Schon kurz nach der mörderischen Amokfahrt des 26-jährigen Mannes aus Kalsdorf in der Grazer Innenstadt blühten die ersten hetzerischen Kommentare auf. FPÖ-Parteichef Strache nahm gleich die ethnische Witterung auf und postete auf FB: „Wahnsinnstat in Graz! Der Täter ist aus Bosnien. Ein religiös begründetes Attentat wird nicht ausgeschlossen!“
Das Posting wirft die Frage auf, wie lange ein Mensch österreichischer Staatsbürger sein bzw. hier leben muss, um auch von der FPÖ bzw. Strache als Österreicher anerkannt zu werden? 20 Jahre reichen offensichtlich nicht – tun es 50 Jahre, reichen zwei Generationen? Das sollte jedenfalls im Wahlprogramm der FPÖ klar angesprochen werden, damit sich die Zuwanderer auskennen, was die FPÖ von ihnen hält!

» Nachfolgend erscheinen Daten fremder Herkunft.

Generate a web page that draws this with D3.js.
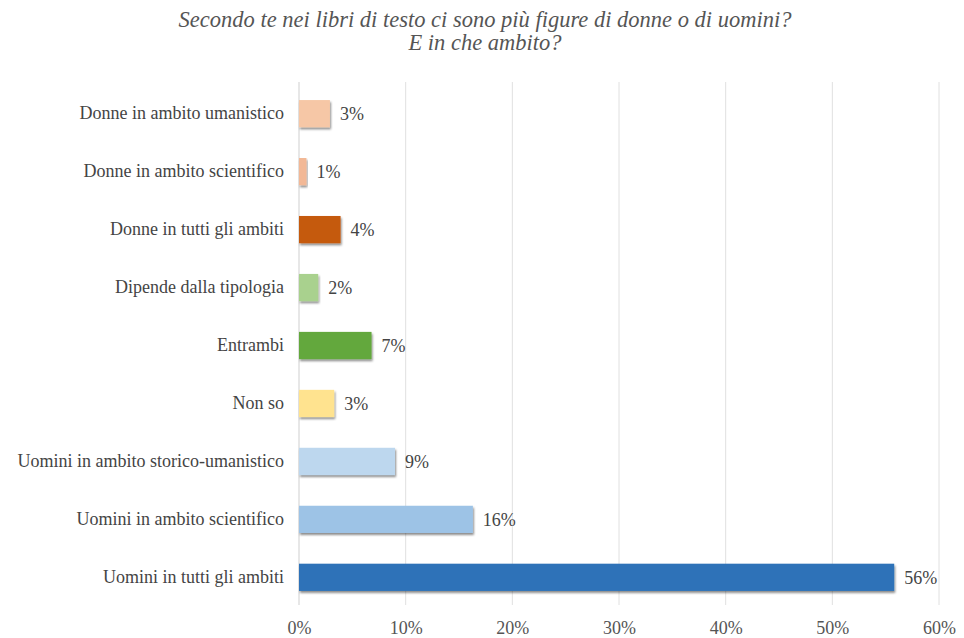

Vermutlich ist es Strache aber noch mehr um die wilde Spekulation mit dem „religiös begründeten Attentat“ gegangen. Die Grazer Polizei hat das zwar gleich einmal ausgeschlossen, aber was weiß schon die lokale Polizei? Die „Krone“ hat noch am Samstag online und dann am Sonntag in der Print-Ausgabe eine ordentliche Vorgabe gemacht: Das „blindwütige Vorgehen“ des Amokfahrers trage „leider auch die schreckliche Handschrift von Dschihadisten-Einzelkämpfern“ (Krone, 21.6.15). Das Blatt mischt zum Beweis dafür das sensationslüsterne Zitat des Verfassungsschutzchefs Gridling dazu, wonach die Terrorangriffe von heute mit Messer oder Auto ausgeführt würden.
Mittlerweile ist die „Krone“ umgeschwenkt vom „blindwütigen Vorgehen“ bei der Amokfahrt hin zur Tat, die „bis ins Detail geplant“ und „bewusst durchgeführt“ wurde. (Krone, 23.6.15) Strache gefällt auch dieser Schwenk der „Krone“ – er teilt den Beitrag auf seiner FB-Seite „zur Info“. Den Eintrag über die möglichen religiösen Motive hat er längst gelöscht, nachdem er medial und auf FB dafür heftig kritisiert wurde. Jetzt sieht er sich als Opfer einer „üblen Kampagnisierung“.
Apropos tatsächliche Opfer: Eines der Todesopfer ist Muslim, ebenso seine Kopftuch tragende Frau, die schwerst verletzt überlebte. Wie mehrere Medien berichten, hat der Täter auch eine andere Frau mit Kopftuch mit einem Messer bedroht.
Das alles interessiert die Hetzer von „unzensuriert“ bis zu den Obskuranten der FB-Gruppe „Gegen Dekadenz und Werteverfall“, die die Hetzwache angekündigt haben, nicht. Während sich „unzensuriert“ noch damit abmüht, aus dem Gehör einer „angeblichen Augenzeugin“ und dem Geschreibe der „Krone“ ein „islamistisches Motiv“ zusammenzureimen, ist das für die FB-Gruppe des Ex-Pegida-Sprechers Georg Nagel schon klar: „Es ist naheliegend, dass es sich wahrscheinlich um einen islamischen Bosniaken handelt und die ganze Tat mithin als islamischer Terrorakt zu bewerten ist. Die zunehmende Anzahl von islamisch motivierten Gewaltverbrechen in Europa soll systematisch vertuscht werden.“
Facebook-Seite des Ex-Pegida-Sprechers Georg Nagel
Und dann wird doch glatt behauptet, dass es auch in Österreich „schon oft islamischen Terror“ gab. Einer von denen, die besonders eifrig in der Gruppe gegen den Werteverfall aktiv sind und auch zur Teilnahme an der Mahnwache aufrufen, wird nach eigenen Angaben gerade auf seine Freilassung vorbereitet – er ist wegen versuchten Mordes an einem – bosnischen! – Jugendlichen und wegen Sprengstoffanschlägen (darunter eine Moschee) 2008 zu einer empfindlichen Freiheitsstrafe verurteilt worden.